Zepto, an online grocery delivery startup, is in talks to raise another $310 million. This funding round could elevate the company’s valuation to a remarkable $5 billion. The news comes from an Economic Times report, which suggests that Zepto, led by Aadit Palicha, is in continuous fundraising mode to fuel its rapid expansion.
Zepto Possible Investors
According to the report, the funding round may see participation from Mars Growth Capital—co-managed by Mitsubishi UFJ Financial Group Inc. and Israel’s Liquidity Group—as well as US-based General Catalyst and other existing investors. Interestingly, this comes just two months after Zepto raised $665 million, which doubled its valuation to $3.6 billion.
Funding Reach $350 Million
The new funding round might even grow to $350 million, with involvement from existing investors and high-net-worth individuals (HNIs). However, due to terms from the previous funding round, Zepto is limited to raising no more than $350 million within 90 days to protect current investors from dilution. If this round is successful, it would bring Zepto’s total funds raised to around $1.5 billion.
Background and Market Position
Founded in 2021 by Stanford dropouts Kaivalya Vohra and Aadit Palicha, Zepto operates in India’s competitive quick commerce online market. The startup promises to deliver groceries, household items, and electronic accessories to urban consumers within minutes. Zepto uses a network of “dark stores,” which are small warehouses located close to high-demand areas, to ensure fast delivery times.
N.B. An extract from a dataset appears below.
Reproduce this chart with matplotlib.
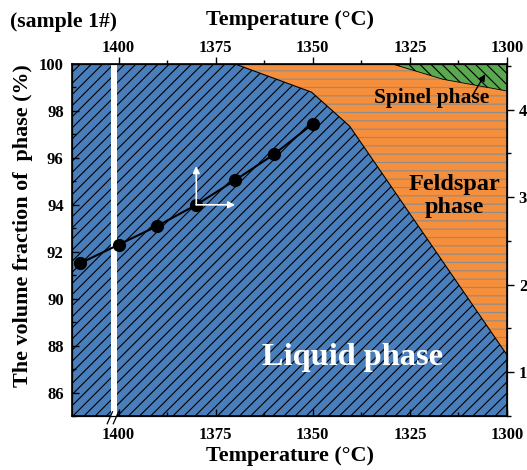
import matplotlib.pyplot as plt
from matplotlib.ticker import MultipleLocator

plt.rcParams['font.family'] = ['Liberation Serif', 'DejaVu Serif']
plt.rcParams['font.weight'] = 'bold'
plt.rcParams['hatch.linewidth'] = 0.8

# measured volume fraction of liquid phase
temps = [1410, 1400, 1390, 1380, 1370, 1360, 1350]
fraction = [91.5, 92.3, 93.1, 94.0, 95.05, 96.15, 97.45]

# phase boundaries (upper edge of liquid, lower edge of spinel)
liquid_t = [1412, 1370, 1350.3, 1340.5, 1300]
liquid_top = [100, 100, 98.8, 97.35, 87.6]
spinel_t = [1329.5, 1316.5, 1300]
spinel_bottom = [100, 99.35, 98.85]

x_ticks = [1400, 1375, 1350, 1325, 1300]
right_ticks = [1, 2, 3, 4]

blue = '#4a7ebb'
orange = '#f68f3c'
green = '#5aa850'

fig = plt.figure(figsize=(5.27, 4.70), dpi=100)
ax = fig.add_axes([0.1366, 0.1149, 0.8254, 0.7489])

ax.fill_between(liquid_t, 85, liquid_top, facecolor=blue, edgecolor='black', hatch='///', lw=0, zorder=1)
ax.fill_between(liquid_t, liquid_top, 100, facecolor=orange, edgecolor='#8c8c8c', hatch='--', lw=0, zorder=1)
ax.fill_between(spinel_t, spinel_bottom, 100, facecolor=green, edgecolor='black', hatch='\\\\\\', lw=0, zorder=1)
ax.plot(liquid_t, liquid_top, color='black', lw=0.8, zorder=2)
ax.plot(spinel_t, spinel_bottom, color='black', lw=0.6, zorder=2)

# axis break band
ax.axvspan(1402, 1400.5, color='white', lw=0, zorder=3)

ax.plot(temps, fraction, color='black', lw=1.5, marker='o', ms=8.5, zorder=5)

ax.annotate('', xy=(1380, 95.65), xytext=(1380, 94.0),
            arrowprops=dict(arrowstyle='-|>', color='white', lw=1.2, shrinkA=0, shrinkB=0), zorder=6)
ax.annotate('', xy=(1370, 94.0), xytext=(1380, 94.0),
            arrowprops=dict(arrowstyle='-|>', color='white', lw=1.2, shrinkA=0, shrinkB=0), zorder=6)
ax.annotate('', xy=(1305.6, 99.57), xytext=(1309, 98.63),
            arrowprops=dict(arrowstyle='-|>', color='black', lw=1.0, shrinkA=0, shrinkB=0), zorder=6)

ax.text(1339.7, 87.5, 'Liquid phase', color='white', fontsize=23.3, ha='center', va='center', zorder=7)
ax.text(1313.6, 94.37, 'Feldspar\nphase', color='black', fontsize=17.5, ha='center', va='center',
        linespacing=1.15, zorder=7)
ax.text(1319.5, 98.55, 'Spinel phase', color='black', fontsize=15.5, ha='center', va='center', zorder=7)

ax.set_xlim(1412, 1300)
ax.set_ylim(85, 100)
ax.set_xticks(x_ticks)
ax.xaxis.set_minor_locator(MultipleLocator(12.5))
ax.set_yticks(range(86, 101, 2))
ax.yaxis.set_minor_locator(MultipleLocator(1))
ax.tick_params(which='both', direction='in', labelsize=12, width=1)
ax.tick_params(which='major', length=5)
ax.tick_params(which='minor', length=3)
ax.tick_params(axis='x', pad=8)
ax.tick_params(axis='y', pad=6)
for s in ax.spines.values():
    s.set_linewidth(1.2)

top = ax.twiny()
top.set_xlim(ax.get_xlim())
top.set_xticks(x_ticks)
top.xaxis.set_minor_locator(MultipleLocator(12.5))
top.tick_params(which='both', direction='out', labelsize=12, width=1, pad=1)
top.tick_params(which='major', length=5)
top.tick_params(which='minor', length=3)

right = ax.twinx()
right.set_ylim(0.5, 4.52)
right.set_yticks(right_ticks)
right.yaxis.set_minor_locator(MultipleLocator(0.5))
right.tick_params(which='both', direction='out', labelsize=12, width=1)
right.tick_params(which='major', length=5)
right.tick_params(which='minor', length=3)

# break marks below the bottom axis
for x0 in (0.081, 0.095):
    ax.plot([x0, x0 + 0.012], [-0.022, 0.012], transform=ax.transAxes, color='black',
            lw=0.9, clip_on=False, zorder=8)

fig.text(0.019, 0.953, '(sample 1#)', fontsize=15.7, ha='left', va='center')
fig.text(0.55, 0.957, 'Temperature (°C)', fontsize=15.9, ha='center', va='center')
fig.text(0.55, 0.03, 'Temperature (°C)', fontsize=15.9, ha='center', va='center')
fig.text(0.044, 0.52, 'The volume fraction of  phase (%)', fontsize=15.8, rotation=90,
         ha='center', va='center')

fig.savefig('out.png', dpi=100)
Growth with Expansion Plans
Currently, Zepto has about 350 dark stores across 10 cities, including major hubs like Bengaluru, Chennai, Delhi, and Mumbai. The company plans to expand its dark store network to 700 by March 2025, further solidifying its presence in the quick commerce space. Zepto has also grown its delivery partner network to over 50,000, adding around 5,000 new partners every month.
Zepto’s rapid growth and ambitious plans are supported by its ongoing fundraising efforts. As it aims for a $5 billion valuation, the company is well-positioned to continue leading the quick commerce market in India.